Diversity, Equity, Inclusion e Belonging
Di questi giorni la conferma che il Parlamento Europeo ha approvato la direttiva sulla trasparenza salariale, la cui novità principale è inserita nell’articolo 5 del documento dove si prevede l’obbligo per le aziende di «individuare il livello retributivo iniziale o la relativa fascia da corrispondere al lavoratore per una specifica posizione o mansione» da fornire già nell’annuncio o al colloquio di lavoro, senza che sia richiesto. Una misura che, in attesa di essere recepita in Italia (abbiamo tre anni) ha già riscosso molto clamore. Perché al di là dei proclami, le facili iniziative di green o pink washing, avere un’azienda della quale si condividono i valori e che assicuri condizioni e trattamenti equi è diventato una necessità per la maggior parte degli Italiani. Infatti, secondo il Workmonitor 2023 di Randstad, per il 79% degli italiani i valori e gli obiettivi dell’azienda sono rilevanti per giudicare un posto di lavoro e il 48% non accetterebbe un lavoro se non sentisse un senso di appartenenza. Addirittura secondo lo State of the Global Workplace 2022 di Gallup, l’Italia sarebbe fanalino di coda dei Paesi Europei per il grado di employee engagement, con solo il 4% di dipendenti che si autodichiarano realmente coinvolti e compresi nella visione dell’azienda.

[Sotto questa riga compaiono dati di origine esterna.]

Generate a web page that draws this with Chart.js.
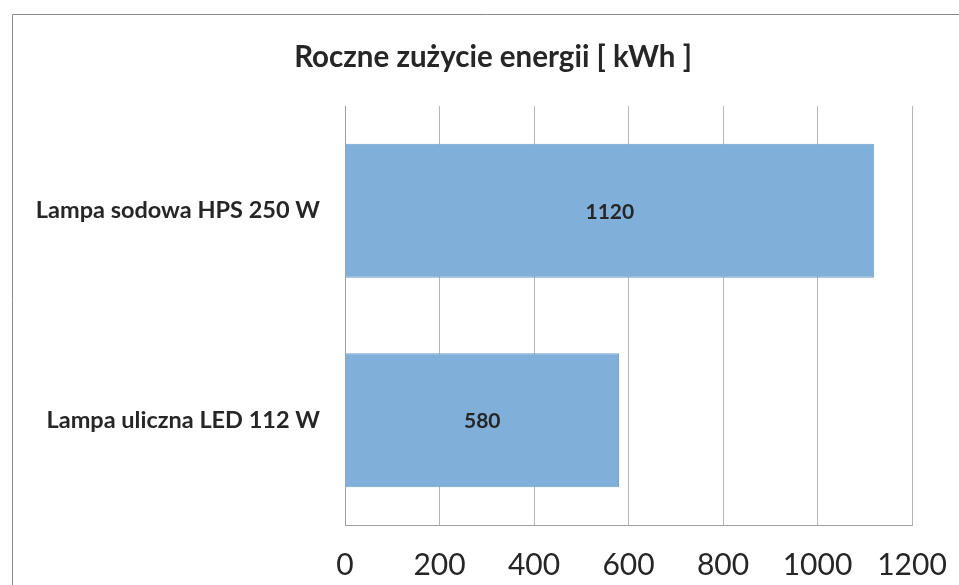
<!DOCTYPE html>
<html>
<head>
<meta charset="utf-8">
<script src="https://cdn.jsdelivr.net/npm/chart.js@4/dist/chart.umd.min.js"></script>
<style>
  html, body { margin: 0; padding: 0; background: #fff; }
  #wrap { width: 959px; height: 585px; position: relative; }
</style>
</head>
<body>
<div id="wrap"><canvas id="c" width="959" height="585"></canvas></div>
<script>
const chartTitle = 'Roczne zużycie energii [ kWh ]';
const categories = ['Lampa sodowa HPS 250 W', 'Lampa uliczna LED 112 W'];
const energyKWh = [1120, 580];
const axisMin = 0;
const axisMax = 1200;
const axisStep = 200;

const FONT = 'Lato, "Open Sans", sans-serif';
const TEXT = '#262626';

const frame = {
  id: 'frame',
  beforeDraw(chart) {
    const ctx = chart.ctx;
    ctx.save();
    ctx.fillStyle = '#fff';
    ctx.fillRect(0, 0, chart.width, chart.height);
    ctx.strokeStyle = '#8a8a8a';
    ctx.lineWidth = 1;
    ctx.beginPath();
    ctx.moveTo(12.5, chart.height + 5);
    ctx.lineTo(12.5, 14.5);
    ctx.lineTo(chart.width + 5, 14.5);
    ctx.stroke();
    ctx.restore();
  },
  afterDraw(chart) {
    const ctx = chart.ctx;
    ctx.save();
    ctx.fillStyle = TEXT;
    ctx.font = 'bold 29.5px ' + FONT;
    ctx.textAlign = 'center';
    ctx.textBaseline = 'alphabetic';
    ctx.fillText(chartTitle, 493, 67);
    ctx.restore();
  }
};

const valueLabels = {
  id: 'valueLabels',
  afterDatasetsDraw(chart) {
    const ctx = chart.ctx;
    const meta = chart.getDatasetMeta(0);
    ctx.save();
    ctx.fillStyle = TEXT;
    ctx.font = 'bold 21px ' + FONT;
    ctx.textAlign = 'center';
    ctx.textBaseline = 'middle';
    meta.data.forEach((el, i) => {
      const v = chart.data.datasets[0].data[i];
      ctx.fillText(String(v), (el.x + el.base) / 2, el.y + 1);
    });
    ctx.restore();
  }
};

new Chart(document.getElementById('c'), {
  type: 'bar',
  data: {
    labels: categories,
    datasets: [{
      data: energyKWh,
      backgroundColor: '#80b0d9',
      borderColor: '#6f9fcb',
      borderWidth: 1,
      barPercentage: 0.64,
      categoryPercentage: 1.0
    }]
  },
  options: {
    indexAxis: 'y',
    responsive: false,
    animation: false,
    layout: { padding: { left: 0, right: 47, top: 106, bottom: 0 } },
    plugins: {
      legend: { display: false },
      tooltip: { enabled: false },
      title: { display: false }
    },
    scales: {
      x: {
        min: axisMin,
        max: axisMax,
        ticks: {
          stepSize: axisStep,
          color: TEXT,
          font: { family: FONT, size: 30 },
          padding: 22,
          maxRotation: 0,
          callback: (v) => String(v)
        },
        grid: { color: '#b5b5b5', drawTicks: false, lineWidth: 1 },
        border: { display: true, color: '#a0a0a0' },
        afterFit(s) { s.height = 60; s.paddingRight = 0; s.paddingLeft = 0; }
      },
      y: {
        ticks: {
          color: TEXT,
          font: { family: FONT, size: 23.5, weight: 'bold' },
          padding: 25
        },
        grid: { display: false, drawTicks: false },
        border: { display: true, color: '#a0a0a0' },
        afterFit(s) { s.width = 345; s.paddingTop = 0; s.paddingBottom = 0; }
      }
    }
  },
  plugins: [frame, valueLabels]
});
</script>
</body>
</html>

Quanto fa e offre l’azienda dovrà essere raccontato a partire dai principali touchpoint con il candidato come il sito aziendale, i social e gli annunci di lavoro. Invito a leggere quelli di Ferrero su LinkedIn come esempio perfetto: non solo competenze ricercate e attività ma anche dichiarazioni nelle quali l’azienda si impegna a fornire un posto di lavoro d’eccellenza. Altro asset fondamentale sarà anche la comunicazione che non dovrà essere solamente istituzionale ma che vede sempre più la partecipazione di programmi di ambassador. I post dei dipendenti coinvolgono più di quelli della corporate: allora perché non formarli a questo ruolo di porta voce in modo da portare viva testimonianza a chi è interessato a quest’azienda. Case history illustre quella di McDonalds Italia su TikTok. Per sfatare gli stereotipi legati a lavorare nei ristoranti della catena, ha coinvolto gli stessi dipendenti a raccontare la propria esperienza e cosa ne hanno ottenuto secondo la grammatica dei trend. Il risultato? Un successo. L’hashtag #mcditaliapeople al momento raccoglie più di 100M di View, alcuni superano le 500k View e troverai uno spaccato reale di quello che l’azienda offre e dell’atmosfera di lavoro.
E tu saresti pronto a trasformarti in ambassador della tua azienda?